Leg 2: customer impact
Does the product really solve a problem? Does it change someone's life? Does it generate positive emotions?
That's the product's reason for being. Without customer impact, no sustainable business. Customers leave. Reputation collapses. Growth stops.
Leg 3: team impact (the often forgotten leg)
Is the team learning? Progressing? Enjoying themselves?
This third leg is often neglected. Yet, an exceptional product is always created by passionate people. People who marvel "like children" at discovering and creating.
Without learning, without enjoyment, the team becomes mechanical. Creativity dies. Innovation stops. The product becomes generic.
The three legs are interdependent.A profitable product that frustrates customers will be abandoned. A beloved product that exhausts teams will see its quality collapse. Balance is vital.
Making impact visible: the 4 walls
To anchor this approach, you need to materialize it. The 4 walls make discussions tangible:
- The customer wall
Who has what problem? What change are we aiming for in their life? That's the fundamental why.
- The product wall
What solutions do we offer? How do they perform? That's the answer to the problem.
- The problem wall
What obstacles are blocking us? Technical, organizational, political. Making problems visible is the first step to solving them.
- The learning wall
What has the team learned? What standards does it set? How does it progress? It's the mirror of its maturity.
These walls turn the abstract into concrete. They force the right conversations. They make the invisible visible.
Transformational leadership: from boss to servant
No transformation is possible without a profound change in management. The manager is no longer the one who controls. He becomes the one who facilitates.
The translator manager
Teams speak tech.
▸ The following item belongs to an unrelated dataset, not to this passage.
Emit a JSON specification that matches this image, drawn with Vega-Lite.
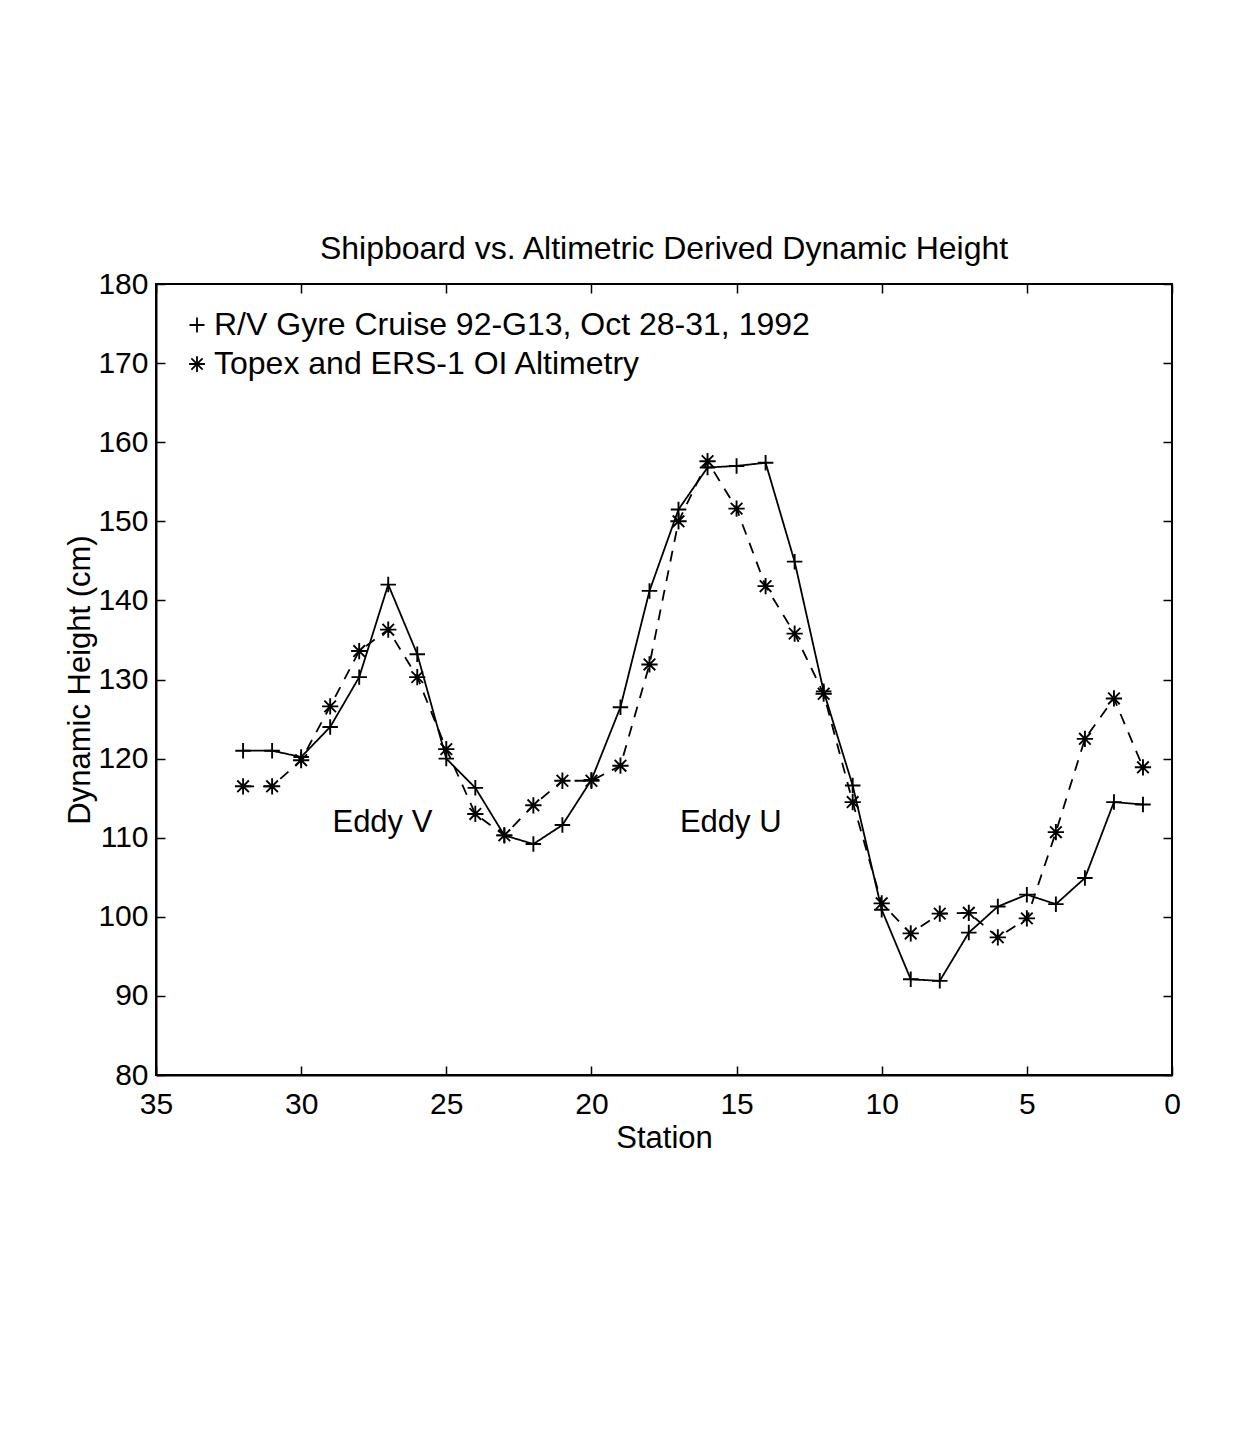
{
  "$schema": "https://vega.github.io/schema/vega-lite/v6.json",
  "width": 1016,
  "height": 791,
  "autosize": {"type": "none"},
  "padding": {"left": 156, "top": 284, "right": 76, "bottom": 356},
  "background": "white",
  "title": {
    "text": "Shipboard vs. Altimetric Derived Dynamic Height",
    "font": "Liberation Sans",
    "fontSize": 32,
    "fontWeight": "normal",
    "color": "black",
    "anchor": "middle",
    "offset": 3
  },
  "config": {
    "view": {"stroke": "black", "strokeWidth": 2},
    "axis": {
      "labelFont": "Liberation Sans",
      "labelFontSize": 30,
      "labelColor": "black",
      "labelFlush": false,
      "titleFont": "Liberation Sans",
      "titleFontSize": 31,
      "titleFontWeight": "normal",
      "titleColor": "black",
      "tickColor": "black",
      "domainColor": "black",
      "domainWidth": 2,
      "tickWidth": 1.5,
      "tickSize": -9,
      "grid": false
    },
    "legend": {
      "labelFont": "Liberation Sans",
      "labelFontSize": 32,
      "labelColor": "black",
      "labelLimit": 0
    }
  },
  "datasets": {
    "series": [
      {"station": 32, "value": 121.0, "series": "R/V Gyre Cruise 92-G13, Oct 28-31, 1992"},
      {"station": 31, "value": 121.0, "series": "R/V Gyre Cruise 92-G13, Oct 28-31, 1992"},
      {"station": 30, "value": 120.2, "series": "R/V Gyre Cruise 92-G13, Oct 28-31, 1992"},
      {"station": 29, "value": 124.0, "series": "R/V Gyre Cruise 92-G13, Oct 28-31, 1992"},
      {"station": 28, "value": 130.3, "series": "R/V Gyre Cruise 92-G13, Oct 28-31, 1992"},
      {"station": 27, "value": 142.0, "series": "R/V Gyre Cruise 92-G13, Oct 28-31, 1992"},
      {"station": 26, "value": 133.2, "series": "R/V Gyre Cruise 92-G13, Oct 28-31, 1992"},
      {"station": 25, "value": 120.0, "series": "R/V Gyre Cruise 92-G13, Oct 28-31, 1992"},
      {"station": 24, "value": 116.3, "series": "R/V Gyre Cruise 92-G13, Oct 28-31, 1992"},
      {"station": 23, "value": 110.3, "series": "R/V Gyre Cruise 92-G13, Oct 28-31, 1992"},
      {"station": 22, "value": 109.2, "series": "R/V Gyre Cruise 92-G13, Oct 28-31, 1992"},
      {"station": 21, "value": 111.6, "series": "R/V Gyre Cruise 92-G13, Oct 28-31, 1992"},
      {"station": 20, "value": 117.3, "series": "R/V Gyre Cruise 92-G13, Oct 28-31, 1992"},
      {"station": 19, "value": 126.5, "series": "R/V Gyre Cruise 92-G13, Oct 28-31, 1992"},
      {"station": 18, "value": 141.2, "series": "R/V Gyre Cruise 92-G13, Oct 28-31, 1992"},
      {"station": 17, "value": 151.5, "series": "R/V Gyre Cruise 92-G13, Oct 28-31, 1992"},
      {"station": 16, "value": 156.8, "series": "R/V Gyre Cruise 92-G13, Oct 28-31, 1992"},
      {"station": 15, "value": 157.0, "series": "R/V Gyre Cruise 92-G13, Oct 28-31, 1992"},
      {"station": 14, "value": 157.4, "series": "R/V Gyre Cruise 92-G13, Oct 28-31, 1992"},
      {"station": 13, "value": 144.9, "series": "R/V Gyre Cruise 92-G13, Oct 28-31, 1992"},
      {"station": 12, "value": 128.5, "series": "R/V Gyre Cruise 92-G13, Oct 28-31, 1992"},
      {"station": 11, "value": 116.6, "series": "R/V Gyre Cruise 92-G13, Oct 28-31, 1992"},
      {"station": 10, "value": 100.9, "series": "R/V Gyre Cruise 92-G13, Oct 28-31, 1992"},
      {"station": 9, "value": 92.1, "series": "R/V Gyre Cruise 92-G13, Oct 28-31, 1992"},
      {"station": 8, "value": 91.9, "series": "R/V Gyre Cruise 92-G13, Oct 28-31, 1992"},
      {"station": 7, "value": 98.0, "series": "R/V Gyre Cruise 92-G13, Oct 28-31, 1992"},
      {"station": 6, "value": 101.3, "series": "R/V Gyre Cruise 92-G13, Oct 28-31, 1992"},
      {"station": 5, "value": 102.8, "series": "R/V Gyre Cruise 92-G13, Oct 28-31, 1992"},
      {"station": 4, "value": 101.6, "series": "R/V Gyre Cruise 92-G13, Oct 28-31, 1992"},
      {"station": 3, "value": 104.9, "series": "R/V Gyre Cruise 92-G13, Oct 28-31, 1992"},
      {"station": 2, "value": 114.5, "series": "R/V Gyre Cruise 92-G13, Oct 28-31, 1992"},
      {"station": 1, "value": 114.2, "series": "R/V Gyre Cruise 92-G13, Oct 28-31, 1992"},
      {"station": 32, "value": 116.5, "series": "Topex and ERS-1 OI Altimetry"},
      {"station": 31, "value": 116.5, "series": "Topex and ERS-1 OI Altimetry"},
      {"station": 30, "value": 119.8, "series": "Topex and ERS-1 OI Altimetry"},
      {"station": 29, "value": 126.6, "series": "Topex and ERS-1 OI Altimetry"},
      {"station": 28, "value": 133.6, "series": "Topex and ERS-1 OI Altimetry"},
      {"station": 27, "value": 136.3, "series": "Topex and ERS-1 OI Altimetry"},
      {"station": 26, "value": 130.3, "series": "Topex and ERS-1 OI Altimetry"},
      {"station": 25, "value": 121.2, "series": "Topex and ERS-1 OI Altimetry"},
      {"station": 24, "value": 113.0, "series": "Topex and ERS-1 OI Altimetry"},
      {"station": 23, "value": 110.3, "series": "Topex and ERS-1 OI Altimetry"},
      {"station": 22, "value": 114.1, "series": "Topex and ERS-1 OI Altimetry"},
      {"station": 21, "value": 117.2, "series": "Topex and ERS-1 OI Altimetry"},
      {"station": 20, "value": 117.2, "series": "Topex and ERS-1 OI Altimetry"},
      {"station": 19, "value": 119.1, "series": "Topex and ERS-1 OI Altimetry"},
      {"station": 18, "value": 131.9, "series": "Topex and ERS-1 OI Altimetry"},
      {"station": 17, "value": 150.0, "series": "Topex and ERS-1 OI Altimetry"},
      {"station": 16, "value": 157.6, "series": "Topex and ERS-1 OI Altimetry"},
      {"station": 15, "value": 151.6, "series": "Topex and ERS-1 OI Altimetry"},
      {"station": 14, "value": 141.8, "series": "Topex and ERS-1 OI Altimetry"},
      {"station": 13, "value": 135.8, "series": "Topex and ERS-1 OI Altimetry"},
      {"station": 12, "value": 128.2, "series": "Topex and ERS-1 OI Altimetry"},
      {"station": 11, "value": 114.5, "series": "Topex and ERS-1 OI Altimetry"},
      {"station": 10, "value": 101.7, "series": "Topex and ERS-1 OI Altimetry"},
      {"station": 9, "value": 97.9, "series": "Topex and ERS-1 OI Altimetry"},
      {"station": 8, "value": 100.4, "series": "Topex and ERS-1 OI Altimetry"},
      {"station": 7, "value": 100.5, "series": "Topex and ERS-1 OI Altimetry"},
      {"station": 6, "value": 97.4, "series": "Topex and ERS-1 OI Altimetry"},
      {"station": 5, "value": 99.8, "series": "Topex and ERS-1 OI Altimetry"},
      {"station": 4, "value": 110.7, "series": "Topex and ERS-1 OI Altimetry"},
      {"station": 3, "value": 122.5, "series": "Topex and ERS-1 OI Altimetry"},
      {"station": 2, "value": 127.6, "series": "Topex and ERS-1 OI Altimetry"},
      {"station": 1, "value": 118.9, "series": "Topex and ERS-1 OI Altimetry"}
    ],
    "labels": [
      {"station": 27.2, "value": 111.8, "label": "Eddy V"},
      {"station": 15.2, "value": 111.8, "label": "Eddy U"}
    ]
  },
  "resolve": {
    "axis": {"x": "independent", "y": "independent"},
    "legend": {"shape": "independent", "strokeDash": "independent"}
  },
  "layer": [
    {
      "data": {"name": "series"},
      "mark": {"type": "line", "color": "black", "strokeWidth": 1.8},
      "encoding": {
        "x": {
          "field": "station", "type": "quantitative",
          "scale": {"domain": [0, 35], "reverse": true, "nice": false, "zero": false},
          "axis": {"orient": "bottom", "values": [0, 5, 10, 15, 20, 25, 30, 35], "title": "Station", "labelPadding": 23, "titlePadding": 4}
        },
        "y": {
          "field": "value", "type": "quantitative",
          "scale": {"domain": [80, 180], "nice": false, "zero": false},
          "axis": {"orient": "left", "values": [80, 90, 100, 110, 120, 130, 140, 150, 160, 170, 180], "title": "Dynamic Height (cm)", "labelPadding": 17, "titlePadding": 1}
        },
        "strokeDash": {
          "field": "series", "type": "nominal",
          "scale": {"domain": ["R/V Gyre Cruise 92-G13, Oct 28-31, 1992", "Topex and ERS-1 OI Altimetry"], "range": [[1, 0], [11, 9]]},
          "legend": null
        }
      }
    },
    {
      "data": {"name": "series"},
      "mark": {"type": "point", "filled": false, "color": "black", "strokeWidth": 1.9, "size": 240, "opacity": 1},
      "encoding": {
        "x": {
          "field": "station", "type": "quantitative",
          "axis": {"orient": "top", "values": [0, 5, 10, 15, 20, 25, 30, 35], "labels": false, "title": null, "domain": false}
        },
        "y": {
          "field": "value", "type": "quantitative",
          "axis": {"orient": "right", "values": [80, 90, 100, 110, 120, 130, 140, 150, 160, 170, 180], "labels": false, "title": null, "domain": false}
        },
        "shape": {
          "field": "series", "type": "nominal",
          "scale": {
            "domain": ["R/V Gyre Cruise 92-G13, Oct 28-31, 1992", "Topex and ERS-1 OI Altimetry"],
            "range": [
              "M-1,0H1M0,-1V1",
              "M-1.05,0H1.05M0,-1.05V1.05M-0.75,-0.75L0.75,0.75M-0.75,0.75L0.75,-0.75"
            ]
          },
          "legend": {
            "title": null,
            "orient": "top-left",
            "offset": 25,
            "symbolStrokeColor": "black",
            "symbolStrokeWidth": 1.8,
            "symbolSize": 225,
            "symbolFillColor": "white",
            "labelOffset": 1,
            "rowPadding": 7
          }
        }
      }
    },
    {
      "data": {"name": "labels"},
      "mark": {"type": "text", "font": "Liberation Sans", "fontSize": 31, "color": "black", "align": "center", "baseline": "middle"},
      "encoding": {
        "x": {"field": "station", "type": "quantitative", "axis": null},
        "y": {"field": "value", "type": "quantitative", "axis": null},
        "text": {"field": "label"}
      }
    }
  ]
}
Management speaks business. The gap is huge.
The manager becomes an interpreter. He translates bugs in the backlog into customer churn risk. He turns technical debt into a growth blocker. He converts field frustrations into strategic opportunities.
Without this translation, worlds don't understand each other. Teams stay frustrated. Management stays blind. Nothing changes.
The servant manager
"Create the conditions for me to exercise my talent."
That's the new demand from teams. They no longer want a boss who commands. They want a leader who unblocks.
Concretely: The manager identifies and removes obstacles. He protects the team from interruptions. He negotiates resources. He defends decisions. He takes the hits when things go wrong.
This managerial courage is rare. It requires accepting that success is measured by the team's success, not personal authority. It's a deep ego shift.
The connector manager
Too often, developers never see customers. Absurd when you know customers are already there (in support tickets, sales feedback, forums).
The manager organizes the connection. He takes developers to meet customers. He invites support to retrospectives. He has salespeople testify.
When a developer truly sees a user's frustration, everything changes. He codes differently. He proposes solutions. He refuses absurd requests. He becomes an actor, not an executor.
Conclusion: the moment of choice
The feature factory is not inevitable. It's a choice. An easy choice that leads to insignificance.
The path to impact is demanding. It requires courage:
- The courage to say "no" to features
- The courage to fix bugs before innovating
- The courage to meet customers in the field
- The courage to admit mistakes
- The courage to change
But it's the only viable path. Customers no longer have patience for mediocre products. Talents no longer want meaningless jobs. The competition doesn't wait.
Transformation starts now. Not in a strategy committee. Not in a seminar. But in your next meeting.
Ask this simple question:What problem are we really trying to solve, and for whom?
If you don't have a clear answer, stop everything. Go see your customers. Listen to your support. Talk to your salespeople.
The answers are already there. You just have to listen.